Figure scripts
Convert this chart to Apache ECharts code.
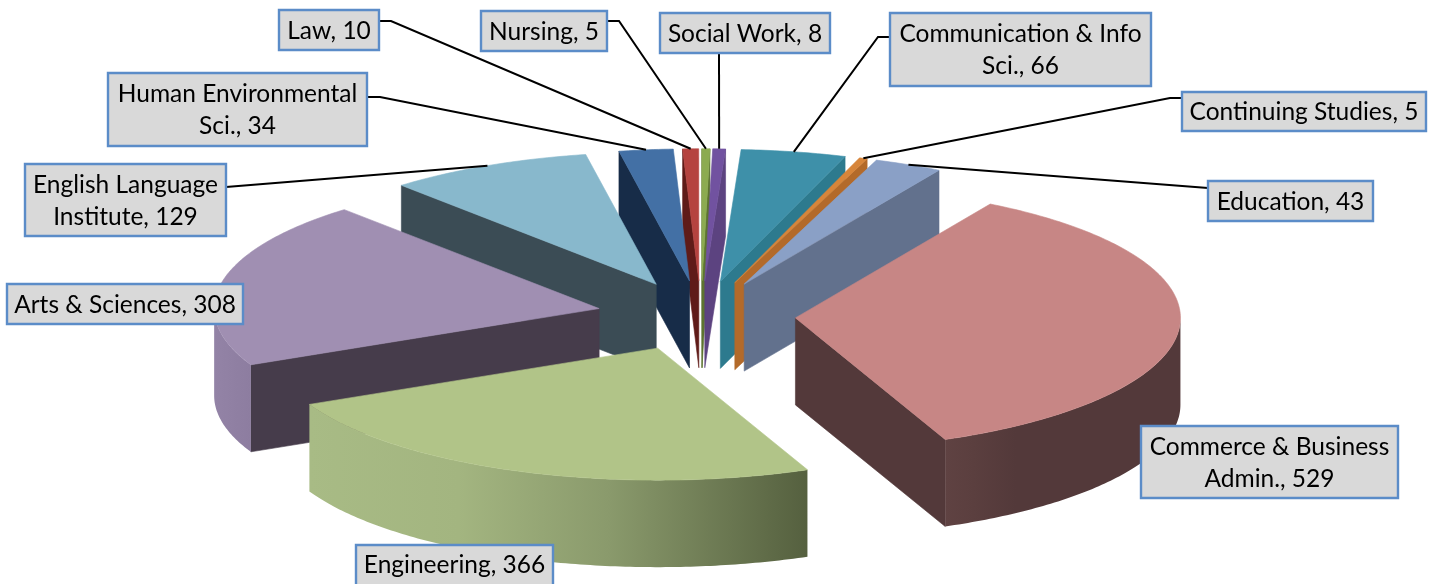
<!DOCTYPE html>
<html>
<head>
<meta charset="utf-8">
<script src="https://cdn.jsdelivr.net/npm/echarts@6/dist/echarts.min.js"></script>
<style>html,body{margin:0;padding:0;background:#fff}#c{width:1438px;height:584px}</style>
</head>
<body>
<div id="c"></div>
<script>
// ---- data ----
const categories = ['Commerce & Business\nAdmin.', 'Engineering', 'Arts & Sciences', 'English Language\nInstitute',
  'Human Environmental\nSci.', 'Law', 'Nursing', 'Social Work', 'Communication & Info\nSci.', 'Continuing Studies', 'Education'];
const values = [529, 366, 308, 129, 34, 10, 5, 8, 66, 5, 43];

// ---- styling ----
const topColors = ['#c78685', '#b1c488', '#a08fb2', '#88b8cc', '#4370a5', '#b5433f', '#8cab50', '#7152a0', '#3e90a9', '#d7853a', '#8aa0c6'];
const wallColors = ['#53393a', '#6b7a4e', '#463c4b', '#3b4c55', '#172c48', '#5f1b18', '#5d7430', '#5c4380', '#2d7a8e', '#b36a2a', '#62718d'];
const rimStops = {
  0: [[0, '#5f4242'], [0.12, '#5b3f3f'], [0.3, '#53393a'], [1, '#53393a']],
  1: [[0, '#a8bb85'], [0.3, '#a3b580'], [0.6, '#8a9a6c'], [1, '#55603f']],
  2: [[0, '#9383a6'], [1, '#8d7da0']]
};

// ---- pie geometry ----
const geo = { cx: 694, cy: 315.6, rx: 385, ry: 132, depth: 87, explode: 0.264, backShift: 7, startAngle: 30.4 };

// ---- label boxes: [left, top, right, bottom], leader elbow ----
const labelLayout = [
  { box: [1141, 426, 1398, 498] },
  { box: [356, 545, 553, 590] },
  { box: [7, 284, 243, 324] },
  { box: [25, 164, 226, 236], from: [226, 187] },
  { box: [108, 73, 367, 146], from: [367, 97], elbow: [380, 97] },
  { box: [279, 10, 379, 50], from: [379, 21], elbow: [391, 21] },
  { box: [481, 11, 607, 51], from: [607, 21], elbow: [619, 21] },
  { box: [660, 13, 830, 53], from: [719, 53] },
  { box: [890, 13, 1151, 86], from: [890, 37], elbow: [878, 37] },
  { box: [1182, 92, 1426, 131], from: [1182, 98], elbow: [1170, 98] },
  { box: [1208, 181, 1373, 221], from: [1208, 188] }
];

const total = values.reduce((a, b) => a + b, 0);
const rad = d => d * Math.PI / 180;
const slices = [];
let acc = geo.startAngle;
values.forEach(v => {
  const a0 = acc, a1 = acc + v / total * 360, mid = (a0 + a1) / 2;
  acc = a1;
  slices.push({
    a0, a1, mid,
    ax: geo.cx + geo.explode * geo.rx * Math.sin(rad(mid)) + geo.backShift * Math.pow(Math.max(0, Math.cos(rad(mid))), 0.25),
    ay: geo.cy - geo.explode * geo.ry * Math.cos(rad(mid))
  });
});
const order = slices.map((s, i) => i).sort((p, q) => slices[p].ay - slices[q].ay);
const rim = (s, a, dy) => [s.ax + geo.rx * Math.sin(rad(a)), s.ay - geo.ry * Math.cos(rad(a)) + (dy || 0)];
const arc = (s, a0, a1, dy) => {
  const pts = [], n = Math.max(2, Math.ceil((a1 - a0) / 0.75));
  for (let k = 0; k <= n; k++) pts.push(rim(s, a0 + (a1 - a0) * k / n, dy));
  return pts;
};
const poly = (pts, fill, z2) => ({
  type: 'polygon', z2, silent: true,
  shape: { points: pts },
  style: { fill, stroke: typeof fill === 'string' ? fill : null, lineWidth: 0.6 }
});

function renderSlice(params, api) {
  const i = params.dataIndex, s = slices[i], z = order.indexOf(i) * 10 + 1, d = geo.depth, kids = [];
  const A = [s.ax, s.ay], B = [s.ax, s.ay + d];
  if (Math.sin(rad(s.a0)) < 0) {
    kids.push(poly([A, rim(s, s.a0), rim(s, s.a0, d), B], wallColors[i], z));
  }
  if (Math.sin(rad(s.a1)) > 0) {
    kids.push(poly([A, rim(s, s.a1), rim(s, s.a1, d), B], wallColors[i], z));
  }
  const w0 = Math.max(s.a0, 90), w1 = Math.min(s.a1, 270);
  if (w1 > w0) {
    const top = arc(s, w0, w1), bottom = arc(s, w0, w1, d).reverse();
    // Engineering and Arts run left to right across the screen from their far end
    const fill = new echarts.graphic.LinearGradient(0, 0, 1, 0,
      rimStops[i].map(st => ({ offset: st[0], color: st[1] })));
    kids.push(poly(top.concat(bottom), fill, z + 1));
  }
  kids.push(poly([A].concat(arc(s, s.a0, s.a1)), topColors[i], z + 2));
  return { type: 'group', children: kids };
}

function renderLabel(params, api) {
  const i = params.dataIndex, L = labelLayout[i], s = slices[i], b = L.box, kids = [];
  if (L.from) {
    const pts = [L.from];
    if (L.elbow) pts.push(L.elbow);
    pts.push(rim(s, s.mid));
    kids.push({ type: 'polyline', z2: 500, silent: true, shape: { points: pts },
      style: { fill: null, stroke: '#000', lineWidth: 2 } });
  }
  kids.push({ type: 'rect', z2: 510, silent: true,
    shape: { x: b[0], y: b[1], width: b[2] - b[0], height: b[3] - b[1] },
    style: { fill: '#d9d9d9', stroke: '#5b8cc8', lineWidth: 2.4 } });
  kids.push({ type: 'text', z2: 520, silent: true,
    x: (b[0] + b[2]) / 2, y: (b[1] + Math.min(b[3], 584)) / 2 + 1,
    style: { text: categories[i] + ', ' + api.value(0), fill: '#000', font: '400 24.5px Lato',
      align: 'center', verticalAlign: 'middle', lineHeight: 32 } });
  return { type: 'group', children: kids };
}

const chart = echarts.init(document.getElementById('c'), null, { renderer: 'canvas' });
chart.setOption({
  animation: false,
  backgroundColor: '#fff',
  series: [
    { type: 'custom', coordinateSystem: 'none', renderItem: renderSlice, data: values.map(v => [v]), z: 2, silent: true },
    { type: 'custom', coordinateSystem: 'none', renderItem: renderLabel, data: values.map(v => [v]), z: 3, silent: true }
  ]
});
</script>
</body>
</html>
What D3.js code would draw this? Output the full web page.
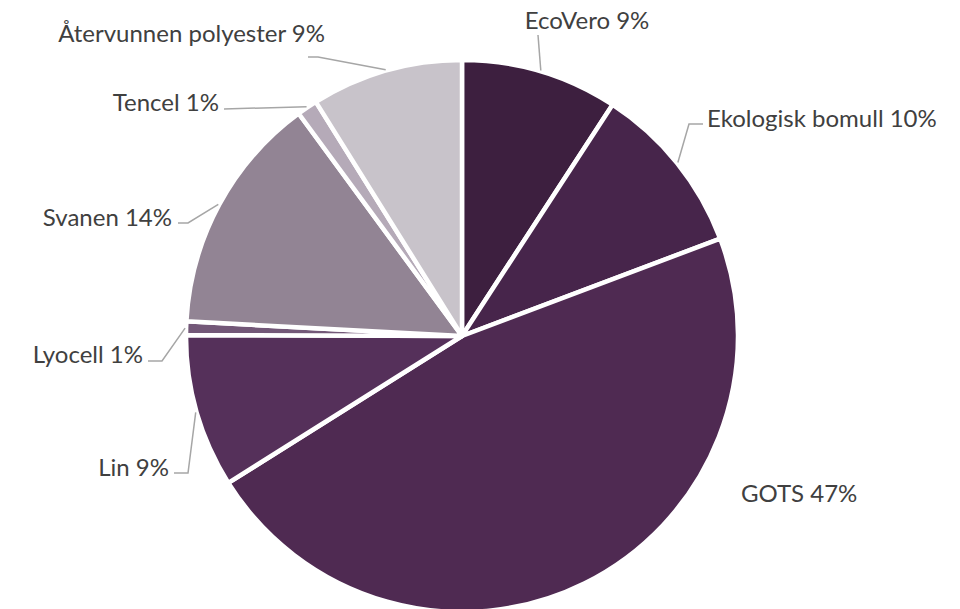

→ The problem: Identify lines with the string "code". Copy each one.

→ Final result:
Convert this chart to Apache ECharts code.
What D3.js code would draw this? Output the full web page.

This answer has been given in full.